* _Records for the task_
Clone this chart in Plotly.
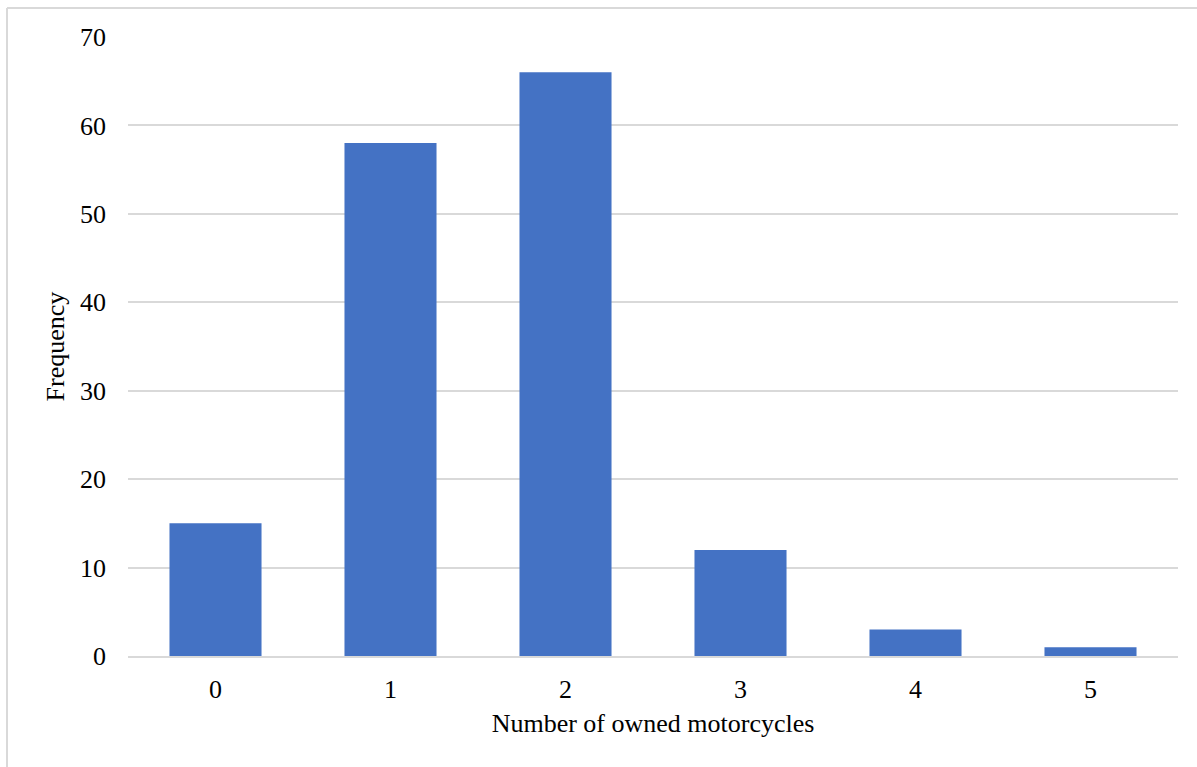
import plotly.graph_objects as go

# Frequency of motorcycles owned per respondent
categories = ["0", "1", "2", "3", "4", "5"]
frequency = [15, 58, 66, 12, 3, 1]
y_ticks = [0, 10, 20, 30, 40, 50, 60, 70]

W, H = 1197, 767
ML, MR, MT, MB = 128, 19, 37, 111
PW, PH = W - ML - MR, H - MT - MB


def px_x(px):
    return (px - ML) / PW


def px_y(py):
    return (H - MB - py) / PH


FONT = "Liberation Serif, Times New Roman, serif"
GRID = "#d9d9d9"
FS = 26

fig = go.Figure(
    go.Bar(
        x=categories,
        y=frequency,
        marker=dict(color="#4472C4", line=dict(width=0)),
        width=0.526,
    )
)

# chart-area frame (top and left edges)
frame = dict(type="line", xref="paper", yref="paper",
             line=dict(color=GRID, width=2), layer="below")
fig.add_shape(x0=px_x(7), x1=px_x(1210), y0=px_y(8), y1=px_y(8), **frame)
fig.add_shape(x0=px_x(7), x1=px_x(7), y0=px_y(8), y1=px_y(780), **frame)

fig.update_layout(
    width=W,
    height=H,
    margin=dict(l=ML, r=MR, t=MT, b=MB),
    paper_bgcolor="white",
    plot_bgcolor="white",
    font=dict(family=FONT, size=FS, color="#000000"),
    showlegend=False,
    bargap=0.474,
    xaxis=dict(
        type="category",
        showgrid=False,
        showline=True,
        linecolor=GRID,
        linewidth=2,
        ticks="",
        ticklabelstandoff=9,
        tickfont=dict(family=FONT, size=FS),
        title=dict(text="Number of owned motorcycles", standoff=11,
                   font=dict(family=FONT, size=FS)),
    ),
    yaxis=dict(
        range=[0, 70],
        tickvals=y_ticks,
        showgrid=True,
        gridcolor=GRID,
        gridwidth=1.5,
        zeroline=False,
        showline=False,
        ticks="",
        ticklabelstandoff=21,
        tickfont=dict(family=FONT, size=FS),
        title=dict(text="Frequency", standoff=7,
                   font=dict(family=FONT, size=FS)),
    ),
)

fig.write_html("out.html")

---

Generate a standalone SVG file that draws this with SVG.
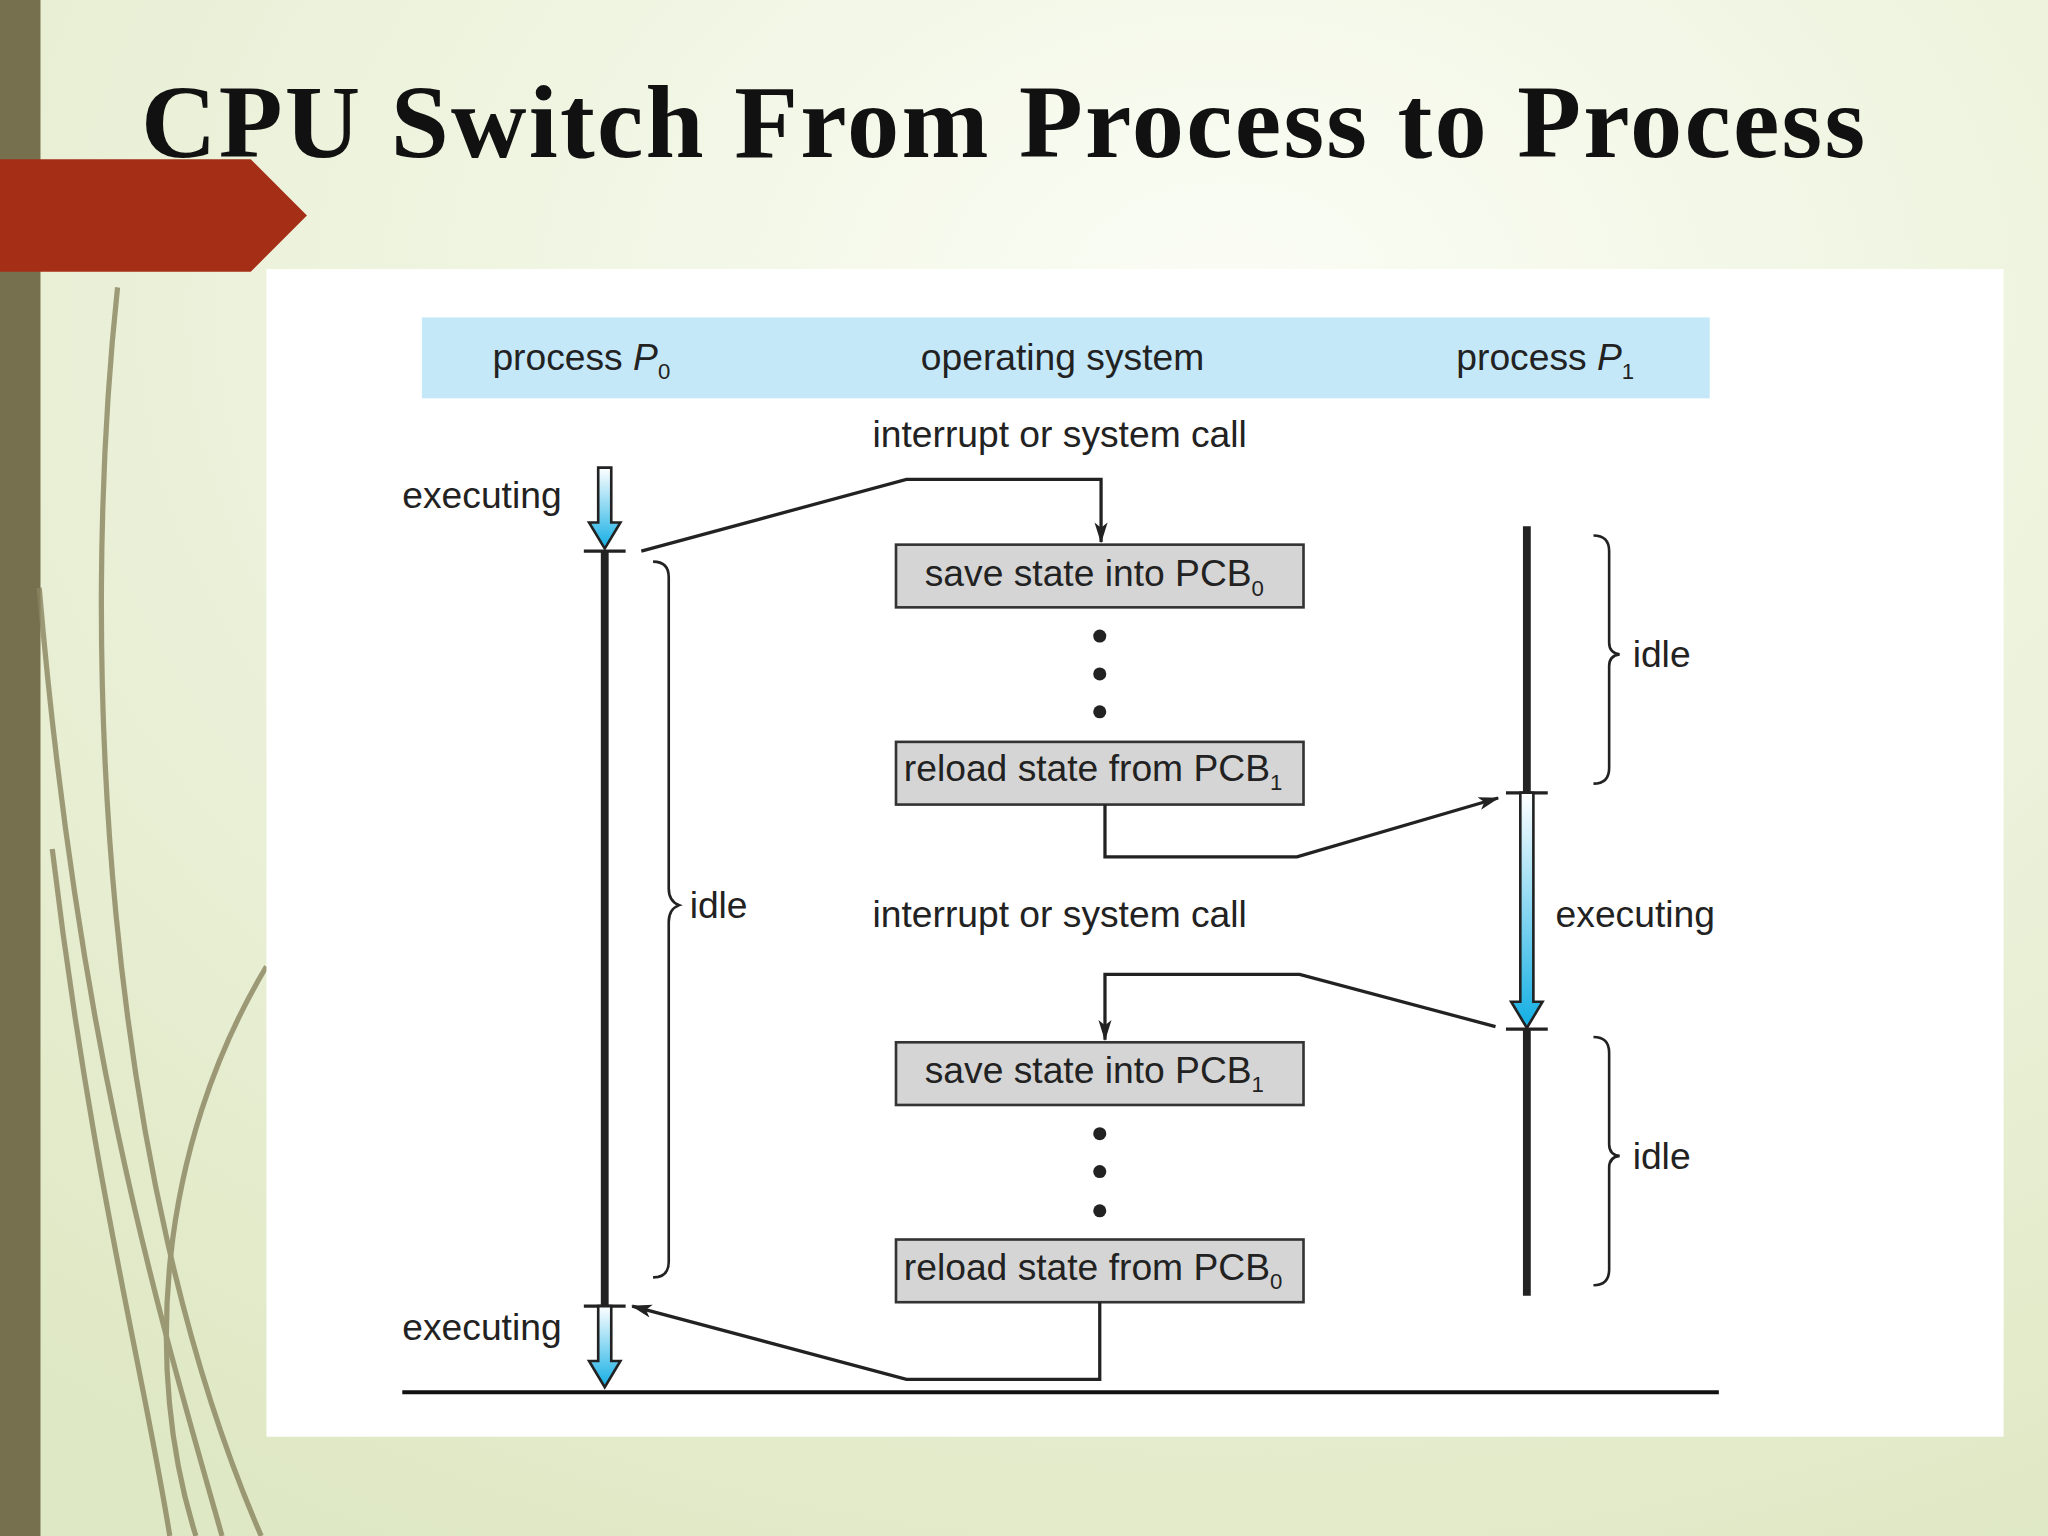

--

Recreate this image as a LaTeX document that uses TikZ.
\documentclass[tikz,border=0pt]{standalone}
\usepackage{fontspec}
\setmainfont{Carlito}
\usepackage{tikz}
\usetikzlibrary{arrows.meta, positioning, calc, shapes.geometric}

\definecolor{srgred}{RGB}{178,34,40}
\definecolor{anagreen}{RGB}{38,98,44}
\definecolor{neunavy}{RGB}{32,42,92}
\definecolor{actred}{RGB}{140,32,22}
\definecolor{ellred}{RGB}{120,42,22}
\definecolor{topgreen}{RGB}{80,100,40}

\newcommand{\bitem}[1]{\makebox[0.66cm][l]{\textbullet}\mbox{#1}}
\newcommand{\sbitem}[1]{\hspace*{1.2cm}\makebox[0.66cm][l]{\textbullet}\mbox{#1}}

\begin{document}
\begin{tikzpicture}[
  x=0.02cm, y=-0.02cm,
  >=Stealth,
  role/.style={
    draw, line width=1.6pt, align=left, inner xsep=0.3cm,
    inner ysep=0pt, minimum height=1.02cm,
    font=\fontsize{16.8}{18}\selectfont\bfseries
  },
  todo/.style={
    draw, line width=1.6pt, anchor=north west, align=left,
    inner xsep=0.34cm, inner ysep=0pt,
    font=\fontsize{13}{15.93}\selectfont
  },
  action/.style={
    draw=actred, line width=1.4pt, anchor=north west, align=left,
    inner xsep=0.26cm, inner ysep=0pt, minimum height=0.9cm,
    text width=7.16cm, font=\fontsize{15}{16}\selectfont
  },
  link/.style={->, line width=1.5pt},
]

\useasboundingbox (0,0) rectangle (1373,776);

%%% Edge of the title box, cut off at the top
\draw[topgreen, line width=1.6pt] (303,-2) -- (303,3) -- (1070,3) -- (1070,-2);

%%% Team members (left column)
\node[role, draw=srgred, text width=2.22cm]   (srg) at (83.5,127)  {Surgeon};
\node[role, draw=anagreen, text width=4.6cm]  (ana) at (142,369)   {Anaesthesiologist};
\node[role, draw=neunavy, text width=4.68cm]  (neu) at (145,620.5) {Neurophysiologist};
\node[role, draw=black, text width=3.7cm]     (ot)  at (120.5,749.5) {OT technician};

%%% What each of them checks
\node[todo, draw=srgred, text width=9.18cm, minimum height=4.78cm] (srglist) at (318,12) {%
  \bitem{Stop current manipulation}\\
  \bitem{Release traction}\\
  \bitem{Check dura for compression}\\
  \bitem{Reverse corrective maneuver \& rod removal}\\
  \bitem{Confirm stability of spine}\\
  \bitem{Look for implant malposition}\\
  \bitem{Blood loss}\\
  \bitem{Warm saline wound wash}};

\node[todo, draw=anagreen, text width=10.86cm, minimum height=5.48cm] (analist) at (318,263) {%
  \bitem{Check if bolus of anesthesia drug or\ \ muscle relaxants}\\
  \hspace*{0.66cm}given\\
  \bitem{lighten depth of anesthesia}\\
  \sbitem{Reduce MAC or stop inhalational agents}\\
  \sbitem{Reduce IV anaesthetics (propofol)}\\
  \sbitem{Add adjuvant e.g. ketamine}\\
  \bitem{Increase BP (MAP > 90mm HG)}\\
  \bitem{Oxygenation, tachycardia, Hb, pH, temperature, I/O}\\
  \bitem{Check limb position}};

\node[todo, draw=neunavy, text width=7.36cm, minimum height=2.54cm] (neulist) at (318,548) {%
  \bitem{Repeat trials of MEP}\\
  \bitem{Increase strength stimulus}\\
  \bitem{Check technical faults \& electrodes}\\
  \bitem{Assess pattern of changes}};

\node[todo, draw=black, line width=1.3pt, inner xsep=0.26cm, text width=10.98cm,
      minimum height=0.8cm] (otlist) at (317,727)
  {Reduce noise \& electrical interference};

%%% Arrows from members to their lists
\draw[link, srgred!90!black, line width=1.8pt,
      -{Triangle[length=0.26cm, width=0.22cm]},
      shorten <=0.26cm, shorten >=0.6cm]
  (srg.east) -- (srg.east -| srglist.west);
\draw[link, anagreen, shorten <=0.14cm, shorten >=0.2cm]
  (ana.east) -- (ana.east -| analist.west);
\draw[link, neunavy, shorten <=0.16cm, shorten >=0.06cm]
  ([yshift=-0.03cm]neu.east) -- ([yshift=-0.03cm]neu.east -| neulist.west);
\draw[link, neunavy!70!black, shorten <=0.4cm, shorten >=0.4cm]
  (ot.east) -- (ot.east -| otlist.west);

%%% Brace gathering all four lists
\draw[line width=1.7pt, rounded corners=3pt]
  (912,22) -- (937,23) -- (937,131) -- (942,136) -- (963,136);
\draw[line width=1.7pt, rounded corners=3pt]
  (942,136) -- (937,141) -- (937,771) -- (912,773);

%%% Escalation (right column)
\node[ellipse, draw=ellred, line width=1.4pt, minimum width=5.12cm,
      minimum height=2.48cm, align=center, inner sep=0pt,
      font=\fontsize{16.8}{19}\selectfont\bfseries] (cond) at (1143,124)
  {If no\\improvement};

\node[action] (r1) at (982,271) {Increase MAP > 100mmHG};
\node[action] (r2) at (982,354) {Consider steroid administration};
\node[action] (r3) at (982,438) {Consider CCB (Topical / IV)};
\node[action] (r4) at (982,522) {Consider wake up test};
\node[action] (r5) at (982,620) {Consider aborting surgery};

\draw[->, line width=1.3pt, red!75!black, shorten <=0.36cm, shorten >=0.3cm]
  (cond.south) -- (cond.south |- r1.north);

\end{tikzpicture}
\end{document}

* _Task statement_
Extract the run of lines that opens with the line containing "Recreate this image" and closes with the line containing "draw=black, text width=3.7cm]"; reproduce it exactly and add nothing.

* _Correct result_
Recreate this image as a LaTeX document that uses TikZ.
\documentclass[tikz,border=0pt]{standalone}
\usepackage{fontspec}
\setmainfont{Carlito}
\usepackage{tikz}
\usetikzlibrary{arrows.meta, positioning, calc, shapes.geometric}

\definecolor{srgred}{RGB}{178,34,40}
\definecolor{anagreen}{RGB}{38,98,44}
\definecolor{neunavy}{RGB}{32,42,92}
\definecolor{actred}{RGB}{140,32,22}
\definecolor{ellred}{RGB}{120,42,22}
\definecolor{topgreen}{RGB}{80,100,40}

\newcommand{\bitem}[1]{\makebox[0.66cm][l]{\textbullet}\mbox{#1}}
\newcommand{\sbitem}[1]{\hspace*{1.2cm}\makebox[0.66cm][l]{\textbullet}\mbox{#1}}

\begin{document}
\begin{tikzpicture}[
  x=0.02cm, y=-0.02cm,
  >=Stealth,
  role/.style={
    draw, line width=1.6pt, align=left, inner xsep=0.3cm,
    inner ysep=0pt, minimum height=1.02cm,
    font=\fontsize{16.8}{18}\selectfont\bfseries
  },
  todo/.style={
    draw, line width=1.6pt, anchor=north west, align=left,
    inner xsep=0.34cm, inner ysep=0pt,
    font=\fontsize{13}{15.93}\selectfont
  },
  action/.style={
    draw=actred, line width=1.4pt, anchor=north west, align=left,
    inner xsep=0.26cm, inner ysep=0pt, minimum height=0.9cm,
    text width=7.16cm, font=\fontsize{15}{16}\selectfont
  },
  link/.style={->, line width=1.5pt},
]

\useasboundingbox (0,0) rectangle (1373,776);

%%% Edge of the title box, cut off at the top
\draw[topgreen, line width=1.6pt] (303,-2) -- (303,3) -- (1070,3) -- (1070,-2);

%%% Team members (left column)
\node[role, draw=srgred, text width=2.22cm]   (srg) at (83.5,127)  {Surgeon};
\node[role, draw=anagreen, text width=4.6cm]  (ana) at (142,369)   {Anaesthesiologist};
\node[role, draw=neunavy, text width=4.68cm]  (neu) at (145,620.5) {Neurophysiologist};
\node[role, draw=black, text width=3.7cm]     (ot)  at (120.5,749.5) {OT technician};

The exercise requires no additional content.